The Passenger

by Cormac McCarthy

Published 2022 383 pages

Like millions of other bearded thirty-somethings, I read Blood Meridian in my twenties and was captivated by the depravity of the world it depicted; then I read No Country for Old Men and swooned at the noir-inspired western vibe, and I read Child of God and, well, that's pretty depraved too. The Passenger is kind of like Child of God, but kind of not.

Bobby Western, a salvage diver in the 1980s southeast United States, leads a solitary existence in the wake of his sister's death. A passenger is missing from the flight log of a private jet that's gone down off the coast of Louisiana and that Western is hired to salvage. Suspecting that something is criminally amiss with the jet, Western investigates noncommittally and is rewarded with a visit from a pair of shadowy G-man-like figures, is gradually pushed further and further to the periphery of society as his home is raided, his bank accounts are closed, his passport is revoked, and his belongings repossessed. There's an extremely compelling section in the middle where he's assigned to work on an oil rig, and when he arrives there's no one there, and over the course of a few days he slowly starts to question his surroundings and whether there actually is someone else there and it's all tense and gripping and taut. This is interesting! Some reviewers are upset that McCarthy never reveals the mystery of the downed plane, but I don't care. It's just a plot device to show us what it's like, as in Child of God, when someone drifts off to the limns of humanity.

However! This story only comprises like a quarter of the book. The rest of the book is filled with sort of meandering conversations that Bobby has with a cast of Bobby's colourful acquaintances and the vignettish hallucinations of Bobby's schizophrenic genius sister Alicia.

The former are... alright? It feels like McCarthy was just trying to flex his conversational muscles, and he does a passable job. The story grinds to a halt during these passages, however; while we get a bit of exposition, most of the conversations just sort of navel-gaze complexly about the nature of humanity and solitude and nature, that sort of McCarthyesque stuff.

The latter, however—Alicia's schizoid episodes with the carnival crew of hallucinations—feel plucked from a different book, about something else entirely. And by accounts I think they were!—thematically plucked from The Passenger's companion book, Stella Maris, which gives an account of Alicia's time in hospice care and presented entirely through dialogue. If these (mercifully shorter) chapters are any measure of this other book, I think I'll leave it on the shelf for the time being.

No denying McCarthy's prose, though: sharp and idiosyncratic as ever, rich and muscular and the bright supersaturated colour of cocktail sauce:

And all the while a clangor like the labor of a foundry and dark figures in silhouette about the alchemic fires, the ash and the smoke. The floor lay littered with the stillborn forms of their efforts and still they labored on, the raw half.

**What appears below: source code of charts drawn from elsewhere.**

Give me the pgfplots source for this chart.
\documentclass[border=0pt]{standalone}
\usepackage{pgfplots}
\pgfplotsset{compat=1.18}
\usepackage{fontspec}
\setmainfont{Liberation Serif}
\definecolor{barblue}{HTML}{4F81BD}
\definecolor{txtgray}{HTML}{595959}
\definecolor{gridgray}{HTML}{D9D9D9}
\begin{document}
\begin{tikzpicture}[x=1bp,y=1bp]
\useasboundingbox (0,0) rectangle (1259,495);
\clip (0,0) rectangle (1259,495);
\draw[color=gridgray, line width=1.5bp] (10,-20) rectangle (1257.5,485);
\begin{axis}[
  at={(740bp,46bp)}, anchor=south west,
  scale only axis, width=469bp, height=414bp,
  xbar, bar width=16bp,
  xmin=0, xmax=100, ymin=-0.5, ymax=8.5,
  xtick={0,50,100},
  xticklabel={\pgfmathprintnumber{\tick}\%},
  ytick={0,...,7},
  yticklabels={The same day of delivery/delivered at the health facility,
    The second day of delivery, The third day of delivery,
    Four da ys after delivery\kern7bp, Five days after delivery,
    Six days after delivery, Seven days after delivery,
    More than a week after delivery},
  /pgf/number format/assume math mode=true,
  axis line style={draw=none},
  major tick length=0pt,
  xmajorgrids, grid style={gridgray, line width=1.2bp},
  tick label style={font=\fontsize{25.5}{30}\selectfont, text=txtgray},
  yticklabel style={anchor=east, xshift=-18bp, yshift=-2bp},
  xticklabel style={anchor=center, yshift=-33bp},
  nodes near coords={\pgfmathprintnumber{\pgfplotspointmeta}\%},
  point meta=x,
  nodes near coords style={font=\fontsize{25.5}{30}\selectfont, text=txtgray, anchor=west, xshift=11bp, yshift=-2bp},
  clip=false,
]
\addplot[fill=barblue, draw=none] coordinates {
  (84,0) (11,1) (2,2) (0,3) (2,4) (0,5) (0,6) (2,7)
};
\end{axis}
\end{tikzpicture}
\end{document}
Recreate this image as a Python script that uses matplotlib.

Sentient mud quivering red in the autoclave. In that dusky penetralium they press about the crucible shoving and gibbering while the deep heresiarch dark in his folded cloak urges them on in their efforts. And then what thing unspeakable is this raised dripping up through crust and calyx from what hellish marinade. He woke sweating and switched on the bedlamp and swung his feet to the floor and sat with his face in his hands. Dont be afraid for me, she had written. When has death ever harmed anyone?